Below is some material; set it all down exactly, apart from the pictures.

+ + + + +

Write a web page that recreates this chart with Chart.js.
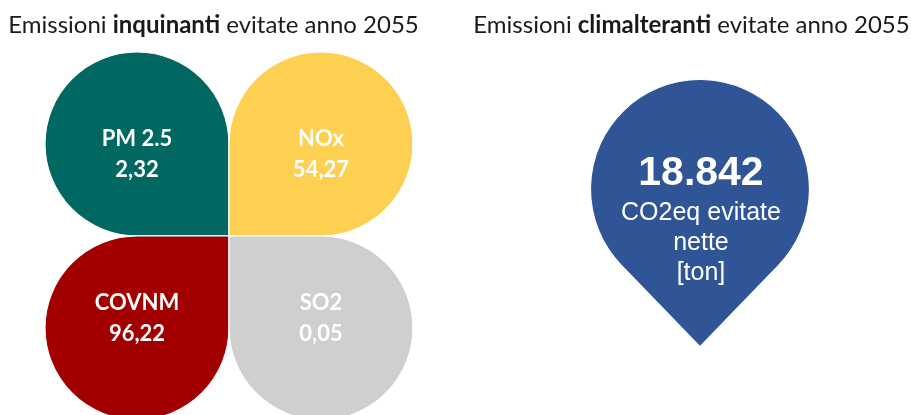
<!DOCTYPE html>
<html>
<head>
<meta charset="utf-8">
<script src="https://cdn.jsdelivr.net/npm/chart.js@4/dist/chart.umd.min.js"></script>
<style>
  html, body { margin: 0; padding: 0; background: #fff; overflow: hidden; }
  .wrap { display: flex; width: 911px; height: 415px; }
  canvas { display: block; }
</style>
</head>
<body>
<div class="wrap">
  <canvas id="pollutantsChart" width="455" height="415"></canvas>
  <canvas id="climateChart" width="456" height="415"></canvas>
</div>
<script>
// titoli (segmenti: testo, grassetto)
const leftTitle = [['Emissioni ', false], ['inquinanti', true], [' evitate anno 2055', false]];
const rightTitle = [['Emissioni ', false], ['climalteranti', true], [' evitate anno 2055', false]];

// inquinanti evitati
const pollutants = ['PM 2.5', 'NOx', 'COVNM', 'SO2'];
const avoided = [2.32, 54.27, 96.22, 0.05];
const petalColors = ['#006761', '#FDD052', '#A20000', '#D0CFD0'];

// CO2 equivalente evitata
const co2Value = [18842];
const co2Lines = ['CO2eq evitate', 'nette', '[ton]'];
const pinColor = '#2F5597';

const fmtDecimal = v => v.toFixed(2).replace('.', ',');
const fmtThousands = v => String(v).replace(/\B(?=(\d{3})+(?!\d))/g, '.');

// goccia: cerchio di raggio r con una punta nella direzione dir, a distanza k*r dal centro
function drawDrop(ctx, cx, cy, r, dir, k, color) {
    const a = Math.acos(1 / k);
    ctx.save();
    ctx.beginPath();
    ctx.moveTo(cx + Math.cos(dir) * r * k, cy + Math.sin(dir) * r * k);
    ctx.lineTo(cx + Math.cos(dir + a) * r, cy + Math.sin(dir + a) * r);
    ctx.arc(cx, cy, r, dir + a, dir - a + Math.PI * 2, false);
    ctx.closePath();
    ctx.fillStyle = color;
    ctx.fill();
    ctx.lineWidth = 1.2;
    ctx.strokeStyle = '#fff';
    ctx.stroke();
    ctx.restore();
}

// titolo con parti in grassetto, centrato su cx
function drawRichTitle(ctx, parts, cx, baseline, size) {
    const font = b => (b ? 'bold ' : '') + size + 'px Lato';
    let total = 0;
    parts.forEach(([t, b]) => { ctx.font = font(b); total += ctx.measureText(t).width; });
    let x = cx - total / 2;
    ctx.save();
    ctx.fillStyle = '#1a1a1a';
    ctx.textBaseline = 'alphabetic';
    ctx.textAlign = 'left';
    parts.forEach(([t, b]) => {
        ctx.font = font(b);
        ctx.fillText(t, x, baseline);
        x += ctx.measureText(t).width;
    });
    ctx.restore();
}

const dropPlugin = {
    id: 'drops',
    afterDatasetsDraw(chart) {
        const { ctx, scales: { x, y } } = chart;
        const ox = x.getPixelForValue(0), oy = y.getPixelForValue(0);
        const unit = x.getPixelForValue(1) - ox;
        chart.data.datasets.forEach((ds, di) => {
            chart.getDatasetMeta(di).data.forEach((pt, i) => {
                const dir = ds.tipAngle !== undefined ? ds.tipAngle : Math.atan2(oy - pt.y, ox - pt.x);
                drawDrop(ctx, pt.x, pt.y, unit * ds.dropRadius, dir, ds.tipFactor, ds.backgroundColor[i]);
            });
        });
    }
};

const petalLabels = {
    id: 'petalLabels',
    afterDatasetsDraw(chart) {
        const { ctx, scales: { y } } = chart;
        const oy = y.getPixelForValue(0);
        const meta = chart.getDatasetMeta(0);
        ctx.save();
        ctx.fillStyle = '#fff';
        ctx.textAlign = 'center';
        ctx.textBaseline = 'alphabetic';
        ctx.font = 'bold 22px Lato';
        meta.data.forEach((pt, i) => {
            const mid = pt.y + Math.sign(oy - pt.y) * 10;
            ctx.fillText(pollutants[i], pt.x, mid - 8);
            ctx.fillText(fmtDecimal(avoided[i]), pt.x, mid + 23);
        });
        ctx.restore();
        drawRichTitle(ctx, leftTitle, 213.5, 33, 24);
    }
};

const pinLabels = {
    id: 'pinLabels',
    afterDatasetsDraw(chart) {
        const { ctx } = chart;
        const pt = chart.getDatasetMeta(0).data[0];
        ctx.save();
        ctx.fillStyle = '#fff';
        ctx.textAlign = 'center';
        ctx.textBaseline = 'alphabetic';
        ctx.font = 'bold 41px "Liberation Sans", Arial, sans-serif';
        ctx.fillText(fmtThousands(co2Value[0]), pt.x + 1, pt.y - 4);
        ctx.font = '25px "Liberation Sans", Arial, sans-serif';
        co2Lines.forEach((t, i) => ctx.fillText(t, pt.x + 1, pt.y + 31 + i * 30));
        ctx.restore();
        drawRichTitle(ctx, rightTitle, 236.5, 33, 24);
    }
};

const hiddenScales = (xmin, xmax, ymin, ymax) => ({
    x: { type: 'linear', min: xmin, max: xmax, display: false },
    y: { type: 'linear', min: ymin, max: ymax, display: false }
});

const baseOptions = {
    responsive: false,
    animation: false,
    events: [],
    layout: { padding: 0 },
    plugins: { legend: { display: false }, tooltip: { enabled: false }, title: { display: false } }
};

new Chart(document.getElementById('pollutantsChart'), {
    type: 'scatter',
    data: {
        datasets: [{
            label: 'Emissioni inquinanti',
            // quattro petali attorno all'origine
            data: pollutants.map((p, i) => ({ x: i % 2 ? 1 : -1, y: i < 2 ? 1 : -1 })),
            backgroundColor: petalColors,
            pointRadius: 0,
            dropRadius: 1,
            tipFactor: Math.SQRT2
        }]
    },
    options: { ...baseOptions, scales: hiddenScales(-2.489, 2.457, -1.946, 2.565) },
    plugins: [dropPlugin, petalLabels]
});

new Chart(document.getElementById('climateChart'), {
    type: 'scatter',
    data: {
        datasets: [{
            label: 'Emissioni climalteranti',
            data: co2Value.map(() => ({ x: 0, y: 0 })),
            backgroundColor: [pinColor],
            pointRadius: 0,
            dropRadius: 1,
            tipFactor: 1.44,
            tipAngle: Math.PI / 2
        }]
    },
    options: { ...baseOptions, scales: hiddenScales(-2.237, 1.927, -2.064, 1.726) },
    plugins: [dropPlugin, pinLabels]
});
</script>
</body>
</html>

+ + + + +

[Response below]
Write a web page that recreates this chart with Chart.js.
<!DOCTYPE html>
<html>
<head>
<meta charset="utf-8">
<script src="https://cdn.jsdelivr.net/npm/chart.js@4/dist/chart.umd.min.js"></script>
<style>
  html, body { margin: 0; padding: 0; background: #fff; overflow: hidden; }
  .wrap { display: flex; width: 911px; height: 415px; }
  canvas { display: block; }
</style>
</head>
<body>
<div class="wrap">
  <canvas id="pollutantsChart" width="455" height="415"></canvas>
  <canvas id="climateChart" width="456" height="415"></canvas>
</div>
<script>
// titoli (segmenti: testo, grassetto)
const leftTitle = [['Emissioni ', false], ['inquinanti', true], [' evitate anno 2055', false]];
const rightTitle = [['Emissioni ', false], ['climalteranti', true], [' evitate anno 2055', false]];

// inquinanti evitati
const pollutants = ['PM 2.5', 'NOx', 'COVNM', 'SO2'];
const avoided = [2.32, 54.27, 96.22, 0.05];
const petalColors = ['#006761', '#FDD052', '#A20000', '#D0CFD0'];

// CO2 equivalente evitata
const co2Value = [18842];
const co2Lines = ['CO2eq evitate', 'nette', '[ton]'];
const pinColor = '#2F5597';

const fmtDecimal = v => v.toFixed(2).replace('.', ',');
const fmtThousands = v => String(v).replace(/\B(?=(\d{3})+(?!\d))/g, '.');

// goccia: cerchio di raggio r con una punta nella direzione dir, a distanza k*r dal centro
function drawDrop(ctx, cx, cy, r, dir, k, color) {
    const a = Math.acos(1 / k);
    ctx.save();
    ctx.beginPath();
    ctx.moveTo(cx + Math.cos(dir) * r * k, cy + Math.sin(dir) * r * k);
    ctx.lineTo(cx + Math.cos(dir + a) * r, cy + Math.sin(dir + a) * r);
    ctx.arc(cx, cy, r, dir + a, dir - a + Math.PI * 2, false);
    ctx.closePath();
    ctx.fillStyle = color;
    ctx.fill();
    ctx.lineWidth = 1.2;
    ctx.strokeStyle = '#fff';
    ctx.stroke();
    ctx.restore();
}

// titolo con parti in grassetto, centrato su cx
function drawRichTitle(ctx, parts, cx, baseline, size) {
    const font = b => (b ? 'bold ' : '') + size + 'px Lato';
    let total = 0;
    parts.forEach(([t, b]) => { ctx.font = font(b); total += ctx.measureText(t).width; });
    let x = cx - total / 2;
    ctx.save();
    ctx.fillStyle = '#1a1a1a';
    ctx.textBaseline = 'alphabetic';
    ctx.textAlign = 'left';
    parts.forEach(([t, b]) => {
        ctx.font = font(b);
        ctx.fillText(t, x, baseline);
        x += ctx.measureText(t).width;
    });
    ctx.restore();
}

const dropPlugin = {
    id: 'drops',
    afterDatasetsDraw(chart) {
        const { ctx, scales: { x, y } } = chart;
        const ox = x.getPixelForValue(0), oy = y.getPixelForValue(0);
        const unit = x.getPixelForValue(1) - ox;
        chart.data.datasets.forEach((ds, di) => {
            chart.getDatasetMeta(di).data.forEach((pt, i) => {
                const dir = ds.tipAngle !== undefined ? ds.tipAngle : Math.atan2(oy - pt.y, ox - pt.x);
                drawDrop(ctx, pt.x, pt.y, unit * ds.dropRadius, dir, ds.tipFactor, ds.backgroundColor[i]);
            });
        });
    }
};

const petalLabels = {
    id: 'petalLabels',
    afterDatasetsDraw(chart) {
        const { ctx, scales: { y } } = chart;
        const oy = y.getPixelForValue(0);
        const meta = chart.getDatasetMeta(0);
        ctx.save();
        ctx.fillStyle = '#fff';
        ctx.textAlign = 'center';
        ctx.textBaseline = 'alphabetic';
        ctx.font = 'bold 22px Lato';
        meta.data.forEach((pt, i) => {
            const mid = pt.y + Math.sign(oy - pt.y) * 10;
            ctx.fillText(pollutants[i], pt.x, mid - 8);
            ctx.fillText(fmtDecimal(avoided[i]), pt.x, mid + 23);
        });
        ctx.restore();
        drawRichTitle(ctx, leftTitle, 213.5, 33, 24);
    }
};

const pinLabels = {
    id: 'pinLabels',
    afterDatasetsDraw(chart) {
        const { ctx } = chart;
        const pt = chart.getDatasetMeta(0).data[0];
        ctx.save();
        ctx.fillStyle = '#fff';
        ctx.textAlign = 'center';
        ctx.textBaseline = 'alphabetic';
        ctx.font = 'bold 41px "Liberation Sans", Arial, sans-serif';
        ctx.fillText(fmtThousands(co2Value[0]), pt.x + 1, pt.y - 4);
        ctx.font = '25px "Liberation Sans", Arial, sans-serif';
        co2Lines.forEach((t, i) => ctx.fillText(t, pt.x + 1, pt.y + 31 + i * 30));
        ctx.restore();
        drawRichTitle(ctx, rightTitle, 236.5, 33, 24);
    }
};

const hiddenScales = (xmin, xmax, ymin, ymax) => ({
    x: { type: 'linear', min: xmin, max: xmax, display: false },
    y: { type: 'linear', min: ymin, max: ymax, display: false }
});

const baseOptions = {
    responsive: false,
    animation: false,
    events: [],
    layout: { padding: 0 },
    plugins: { legend: { display: false }, tooltip: { enabled: false }, title: { display: false } }
};

new Chart(document.getElementById('pollutantsChart'), {
    type: 'scatter',
    data: {
        datasets: [{
            label: 'Emissioni inquinanti',
            // quattro petali attorno all'origine
            data: pollutants.map((p, i) => ({ x: i % 2 ? 1 : -1, y: i < 2 ? 1 : -1 })),
            backgroundColor: petalColors,
            pointRadius: 0,
            dropRadius: 1,
            tipFactor: Math.SQRT2
        }]
    },
    options: { ...baseOptions, scales: hiddenScales(-2.489, 2.457, -1.946, 2.565) },
    plugins: [dropPlugin, petalLabels]
});

new Chart(document.getElementById('climateChart'), {
    type: 'scatter',
    data: {
        datasets: [{
            label: 'Emissioni climalteranti',
            data: co2Value.map(() => ({ x: 0, y: 0 })),
            backgroundColor: [pinColor],
            pointRadius: 0,
            dropRadius: 1,
            tipFactor: 1.44,
            tipAngle: Math.PI / 2
        }]
    },
    options: { ...baseOptions, scales: hiddenScales(-2.237, 1.927, -2.064, 1.726) },
    plugins: [dropPlugin, pinLabels]
});
</script>
</body>
</html>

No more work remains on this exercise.